Within many factories and industrial plants, Temperature Transmitters are becoming increasingly popular instruments.
Just as with any other measuring instruments, it is important that they are regularly calibrated so that they can perform their functions and provide accurate readings. In this article, we will discuss how that calibration process can be achieved.
But before we get there, let us just discuss –
What is a Temperature Transmitter?
To ensure that this article will discuss the calibration of the types of instruments you are dealing with, let us briefly clarify what a temperature transmitter is.
Temperature Transmitters work to assist in the monitoring of temperature in a remote process. They convert temperature readings to a signal that can be transmitted to a range of instruments that convert the signal to data that can be read and recorded.
Because of the nature of both of their operation and the fact that they essentially transmit data, it is important they are correctly calibrated so they are as accurate as possible.
How to Calibrate a Temperature Transmitter
So now we know what we are talking about, and why it’s important to calibrate it, the next stage is to discuss the calibration process itself!
We should note at this stage that there is not a universal method that will cover the calibration of all Temperature Transmitter devices. There are quite simply too many devices from different manufactures on the market to make that claim.

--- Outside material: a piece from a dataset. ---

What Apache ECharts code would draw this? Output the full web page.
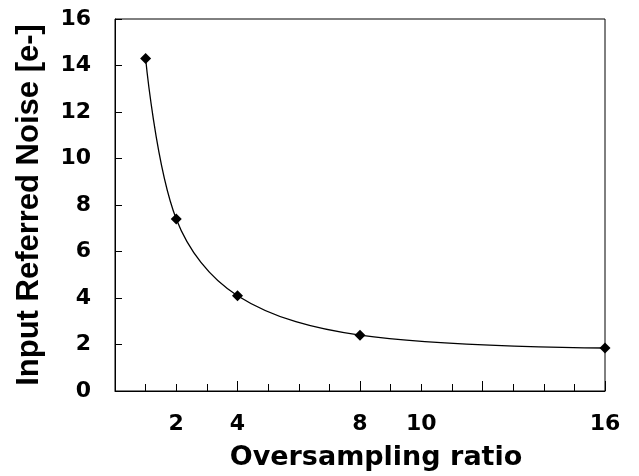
<!DOCTYPE html>
<html>
<head>
<meta charset="utf-8">
<script src="https://cdn.jsdelivr.net/npm/echarts@6/dist/echarts.min.js"></script>
<style>
  html, body { margin: 0; padding: 0; background: #fff; }
  #chart { width: 639px; height: 476px; }
</style>
</head>
<body>
<div id="chart"></div>
<script>
const ratios = [1, 2, 4, 8, 16]
const noise = [14.3, 7.4, 4.1, 2.4, 1.85]
const xLabelValues = [2, 4, 8, 10, 16]

// the original figure is a little wide, DejaVu Bold looks closer than Arial
const wideFont = 'DejaVu Sans, sans-serif'
const font = 'Liberation Sans, Arial, Helvetica, sans-serif'
const chart = echarts.init(document.getElementById('chart'))

chart.setOption({
  animation: false,
  grid: {
    left: 115, right: 34, top: 19, bottom: 85,
    outerBoundsMode: 'none',
    show: true, borderColor: '#000', borderWidth: 1
  },
  xAxis: {
    type: 'value',
    min: 0,
    max: 16,
    interval: 4,
    name: 'Oversampling ratio',
    nameLocation: 'middle',
    nameGap: 53,
    nameMoveOverlap: false,
    nameTextStyle: {
      color: '#000', fontSize: 27, fontWeight: 'bold', fontFamily: wideFont,
      padding: [0, 0, 0, 32]
    },
    axisLine: { lineStyle: { color: '#000', width: 1 } },
    axisTick: { show: true, inside: true, length: 10, lineStyle: { color: '#000' } },
    minorTick: { show: true, splitNumber: 4, length: 7, lineStyle: { color: '#000' } },
    axisLabel: {
      customValues: xLabelValues,
      color: '#000', fontSize: 22, fontWeight: 'bold', fontFamily: wideFont, margin: 22
    },
    splitLine: { show: false }
  },
  yAxis: {
    type: 'value',
    min: 0,
    max: 16,
    interval: 2,
    name: 'Input Referred Noise [e-]',
    nameLocation: 'middle',
    nameGap: 70,
    nameMoveOverlap: false,
    nameTextStyle: { color: '#000', fontSize: 31, fontWeight: 'bold', fontFamily: font },
    axisLine: { lineStyle: { color: '#000', width: 1 } },
    axisTick: { show: true, inside: true, length: 7, lineStyle: { color: '#000' } },
    axisLabel: { color: '#000', fontSize: 22, fontWeight: 'bold', fontFamily: wideFont, margin: 24 },
    splitLine: { show: false }
  },
  series: [{
    type: 'line',
    data: ratios.map((r, i) => [r, noise[i]]),
    smooth: 0.35,
    symbol: 'diamond',
    symbolSize: 11,
    lineStyle: { color: '#000', width: 1.3 },
    itemStyle: { color: '#000' }
  }]
})
</script>
</body>
</html>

Instead, we will discuss a more general-purpose guide that covers the basics of the calibration process for this instrument. If in doubt, it is highly recommended that you refer to the original instructions of your transmitter, that you contact the original manufacturer for advice and guidance or that your consult a professional calibration company.
So just as with any other process, the first thing to do of course is to gather all of the equipment and materials that will be required for the job.
As we discussed above, this equipment list could alter slightly depending on the specifics of your own transmitter. As a general rule of thumb however, you will require:
- A digital Voltmeter rated to 1mv. This is the key piece of equipment in the calibration process so it should be a model with as high a degree of accuracy as you can find.
- A power source, of a voltage of the same level used to power the transmitter.
- A Resistance Decade Box. Again, this should be a model with the highest precision you can find.
- You will need to remove the housing cover on the transmitters, so you will also need suitable tools for his, i.e. screwdrivers or wrenches.
- The first step is to disconnect power, and then to remove the housing cover from the transmitter so that you can gain access to the transmitter terminal itself.
- If the transmitter has recently been operational, the RTD (Resistance Temperature Detector) may still be connected. If this is the case, disconnect it now, including all lead connections.
- Make sure that the RTD resistance is set to the required level (i.e. 0 Celsius)
- Turn the power supply on.
- On the Resistance Decade Box, set a resistance that corresponds to the required base temperature, adjusting the potentiometer on the transmitter itself until output is reading a steady 4mA.
- Repeat step 5 except this time you are setting the decade box to the resistance that corresponds with the full temperature instead of the base. Again, adjust the potentiometer on the transmitter until it reads 20mA in this instance.
- Repeat steps 5 & 6 until readings of 4 and 20mA are achieved at each respective temperature with no adjustment.
- Remove all tools, replace transmitter cover and secure into position.
Congratulations, you have calibrated your Temperature Transmitter!